A eleição de 2020 no Brasil traz duas tendências claras:
- os candidatos aventureiros (de "fora da política") perderam força; provavelmente, o eleitor compreendeu que apostar em Witzel e outros seres vindos do pântano da "antipolítica" é o caminho para a tragédia;
- a derrota pessoal de Bolsonaro nas principais capitais brasileiras.
Já tratei do primeiro ponto em outros textos. Dessa vez, vou-me debruçar sobre a segunda tendência, que fica clara após as últimas pesquisas eleitorais.
Bolsonaro é um presidente sem partido: saiu do PSL e não conseguiu viabilizar outra legenda. Mas nas duas maiores cidades brasileiras embarcou nas candidaturas do partido Republicanos, controlado pela turma de Edir Macedo: Crivella no Rio e Russomano em São Paulo.
Na capital paulista, o candidato colou sua imagem a Bolsonaro na campanha de TV: vídeos, declarações do presidente, metáforas com o futebol... Russomano fez de tudo para se aproximar do bolsonarismo. E o resultado: um tombo de sete pontos nas pesquisas.
Russomano caiu de 27% para 20% em duas semanas de propaganda na TV, segundo o Datafolha. Tornou-se provável um segundo turno entre Covas (PSDB) e Boulos (PSOL), com a extrema direita afastada da disputa.

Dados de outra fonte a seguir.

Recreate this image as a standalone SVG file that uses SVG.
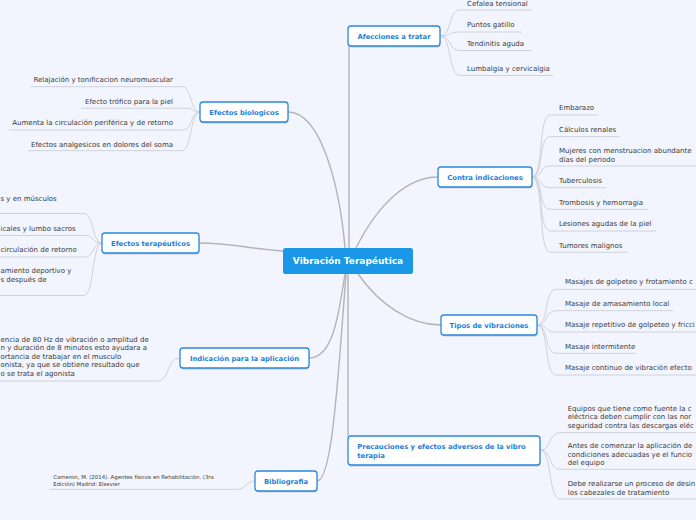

No Rio, Crivella usou a imagem do capitão em panfletos, apresentou-se como fiel escudeiro presidencial e levou para sua chapa de vereadores membros da família Bolsonaro. E o resultado: Crivella chega à reta final do primeiro turno em queda nas pesquisas.
O mais provável é que a disputa final se dê entre Eduardo Paes (DEM), e Martha (PDT) ou Benedita (PT) - com o candidato de Edir Macedo/Bolsonaro varrido do mapa.
Em Porto Alegre, não há bolsonaristas entre os cinco primeiros na disputa. A esquerda lidera com Manuela (PCdoB/PT)
Em Salvador, o líder é do DEM (descolado de Bolsonaro, tem apoio de ACM Neto), e a segunda colocada é do PT. Só 18% aprovam o bolsonarismo na capital baiana.
No Recife, Mendonça Filho do DEM até tentou surfar na ligação com o presidente, e foi ficando pra trás nas pesquisas. Segundo turno pode opor João Campos (PSB) e Marilia Arraes (PT).
Em BH, o atual prefeito do PSD se opôs ao bolsonarismo na pandemia, e impôs distanciamento social na cidade: Kalil tem mais de 50% nas pesquisas e é favoritíssimo pra ganhar no primeiro turno.
Só em Fortaleza, há um bolsonarista bem colocado: Capitão Wagner (PROS) disputa a liderança com Luiziannne Lins (PT). Wagner, no entanto, sente que a imagem bolsonarista é um peso, e tenta agora se descolar do presidente.
De uma forma geral, o quadro eleitoral indica uma grande pulverização nas principais cidades do país. Aparentemente, não haverá um partido vencedor, mas uma dispersão - com vantagem para o bloco de centro-direita (DEM, PSD, MDB, PSDB), e com a esquerda recuperando terreno (mas com o triunfo dividido em várias legendas: PT, PSB, PSOL, PCdoB e PDT).
O grande derrotado, no entanto, está claro quem é: Jair Bolsonaro.
O presidente sairá chamuscado no eixo Rio-SP, e enfraquecido em outras capitais importantes. Para sobreviver, dependerá cada vez mais do Centrão, o que tira fôlego do discurso extremista/terraplanista que foi fundamental para dar vitória a ele em 2018.
Depois da derrota golpista na Bolívia, e do avanço dos democratas no Chile, a onda de extrema direita parece perder força também nas eleições municipais no Brasil.
Mais um bom sinal, nesse fim de 2020.